I should have posted this earlier. been watching thread on short arbor ubertis. I have no mechanical or metallurgical knowledge like a lot of the posters here. when we took navy arms colt pistols out of the box in the 1970's we cleaned them out from factory grease and just shot them. I have ordered several books on tuning cap and ball revolvers. I am continuing to watch the info on short arbor ubertis.
lot of good stuff there. I just don't have the savvy to understand all the details of the posts yet. anyway I'm grateful for what's been posted.
thx to all
The problem I noticed with the short arbors is they allow the barrel wedge to pull the forcing cone directly against the cylinder face when tapped into place, which is bad for reliability and can jam the weapon easily. It also allows the wedge to pivot the barrel upwards as it is tightened hurting accuracy. I have seen this on Ubertis, 2nd 3rd gen Colts, and Pietta I've handled even made in back in the 70s. More experienced people than myself have commented it's not so much and issue for casual shooters as it is for those who want to extract every bit of performance from their revolvers. Several people have mentioned from experience the original 1st generation Colts didn't suffer from short arbor syndrome. I believe this, Colt's gunsmiths finishing the arbor the proper length would be expected on a tool being relied upon in life or death scenarios.
 
Logistically it only makes sense to have the exact cylinder-to-forcing cone clearance every time you drive the wedge home, and also to have a solid 2-point mount (barrel to arbor and barrel to frame). If the arbor is resting solidly inside the arbor bore, the cylinder gap will never change. Think about it.
 
I can't get an image in my mind of the dynamics you quote, will leave that to 45D. I don't see a large amount of twisting being good for a Colt open top type pistol (well any pistol but the arbor system being a Colt open top specific design)

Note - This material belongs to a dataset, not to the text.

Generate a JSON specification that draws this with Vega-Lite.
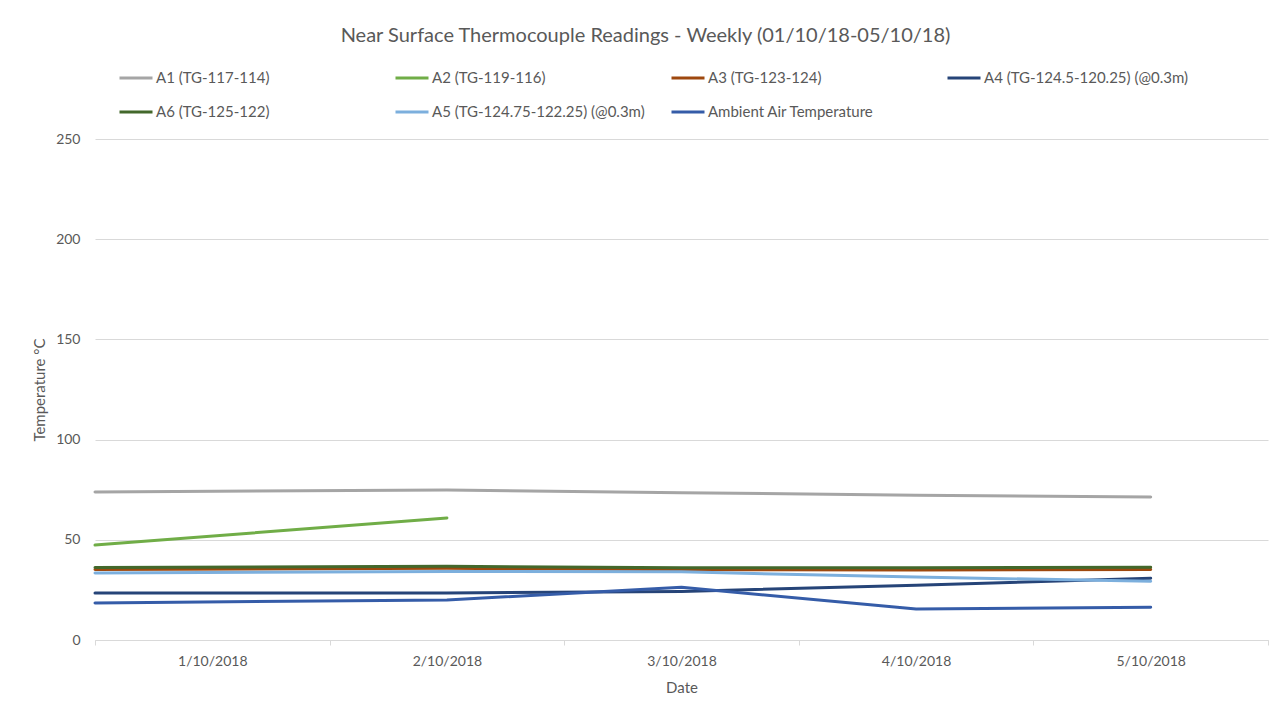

I believe this, Colt's gunsmiths finishing the arbor the proper length would be expected on a tool being relied upon in life or death scenarios.

That is kind of odd as not many use a Colt open top in life and death situation. Policy would be the ones who would the most and none of them (a bit of sarcasm) use an Open Top (well that I know of).

The originals while in theory life and death would have been framed (pun) in an era of knowing that nothing firing wise was as assured as a modern cartdige gun. Quality control of caps being one I can think of as well as cap jams, bad loading, bad powder you don't know about until you fire the gun etc.

I am curious about the original caps and how good quality/reliability wise they were.
 
Logistically it only makes sense to have the exact cylinder-to-forcing cone clearance every time you drive the wedge home, and also to have a solid 2-point mount (barrel to arbor and barrel to frame). If the arbor is resting solidly inside the arbor bore, the cylinder gap will never change. Think about it.
Well, that's good theory and in a perfect world more or less true but not in the real world and especially with brass frame guns and/or soft, ill fitting wedges with any model of open frame gun that can and often does change barrel cylinder gap width and level.
 
Well, that's good theory and in a perfect world more or less true but not in the real world and especially with brass frame guns and/or soft, ill fitting wedges with any model of open frame gun that can and often does change barrel cylinder gap width and level.

But I will say, as long as the "fix" (a single spacer fitted how ever . . . ( shim stacks are never a good idea!!)) is a GOOD fix, the wedge should also be good for the duration. The arbor will stay the same length, the spacer will retain its thickness* so the endshake/gap will remain the same. The "real world" is quite attainable!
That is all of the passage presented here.